* START Stored data *
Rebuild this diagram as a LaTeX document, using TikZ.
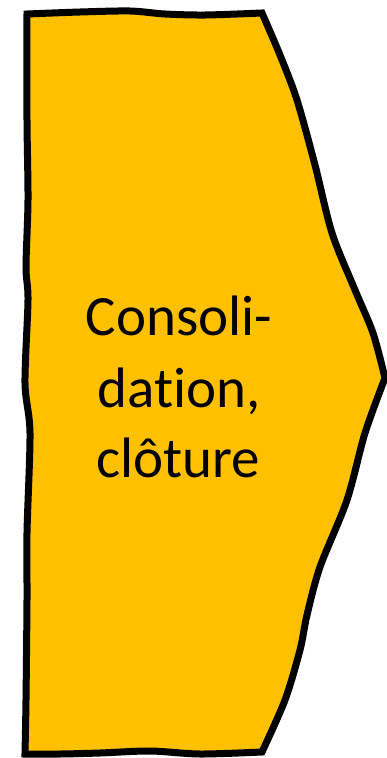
\documentclass[tikz,border=0pt]{standalone}
\usepackage{fontspec}
\setmainfont[RawFeature={-liga}]{Carlito}
\definecolor{amber}{HTML}{FFC000}
\tikzset{
  shapeline/.style={draw=black, fill=amber, line width=7pt, line join=miter},
  lbl/.style={anchor=base, inner sep=0pt, font=\fontsize{57}{71}\selectfont}
}
\begin{document}
\begin{tikzpicture}[x=1pt,y=-1pt]
\useasboundingbox (0,0) rectangle (387,758);
\filldraw[shapeline]
  plot[smooth,tension=0.5] coordinates {(27,14) (80,12) (130,11) (165,14) (205,15) (262,13)}
  -- plot[smooth,tension=0.5] coordinates {(262,13) (280,55) (297,100) (315,165) (332,233) (355,290) (373,333) (385,378)}
  -- plot[smooth,tension=0.5] coordinates {(385,378) (365,433) (347,500) (320,567) (307,615) (300,650) (285,700) (262,752)}
  -- plot[smooth,tension=0.5] coordinates {(262,752) (200,754) (150,751) (100,753) (60,754) (25,754)}
  -- plot[smooth,tension=0.5] coordinates {(25,754) (26,700) (27,600) (27,533) (30,433) (25,383) (28,300) (26,267) (28,200) (27,120) (27,14)}
  -- cycle;
\node[lbl] (l1) at (179,335) {Consoli-};
\node[lbl] (l2) at (179,407) {dation,};
\node[lbl] (l3) at (178,477) {clôture};
\end{tikzpicture}
\end{document}
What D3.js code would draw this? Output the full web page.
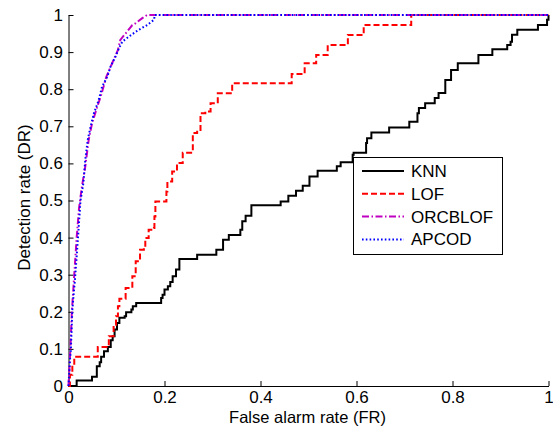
* END Stored data *
## What is expected
Omit the pictures and restate the rest of the records verbatim.

## Result for this exercise
Rebuild this diagram as a LaTeX document, using TikZ.
\documentclass[tikz,border=0pt]{standalone}
\usepackage{fontspec}
\setmainfont[RawFeature={-liga}]{Carlito}
\definecolor{amber}{HTML}{FFC000}
\tikzset{
  shapeline/.style={draw=black, fill=amber, line width=7pt, line join=miter},
  lbl/.style={anchor=base, inner sep=0pt, font=\fontsize{57}{71}\selectfont}
}
\begin{document}
\begin{tikzpicture}[x=1pt,y=-1pt]
\useasboundingbox (0,0) rectangle (387,758);
\filldraw[shapeline]
  plot[smooth,tension=0.5] coordinates {(27,14) (80,12) (130,11) (165,14) (205,15) (262,13)}
  -- plot[smooth,tension=0.5] coordinates {(262,13) (280,55) (297,100) (315,165) (332,233) (355,290) (373,333) (385,378)}
  -- plot[smooth,tension=0.5] coordinates {(385,378) (365,433) (347,500) (320,567) (307,615) (300,650) (285,700) (262,752)}
  -- plot[smooth,tension=0.5] coordinates {(262,752) (200,754) (150,751) (100,753) (60,754) (25,754)}
  -- plot[smooth,tension=0.5] coordinates {(25,754) (26,700) (27,600) (27,533) (30,433) (25,383) (28,300) (26,267) (28,200) (27,120) (27,14)}
  -- cycle;
\node[lbl] (l1) at (179,335) {Consoli-};
\node[lbl] (l2) at (179,407) {dation,};
\node[lbl] (l3) at (178,477) {clôture};
\end{tikzpicture}
\end{document}
What D3.js code would draw this? Output the full web page.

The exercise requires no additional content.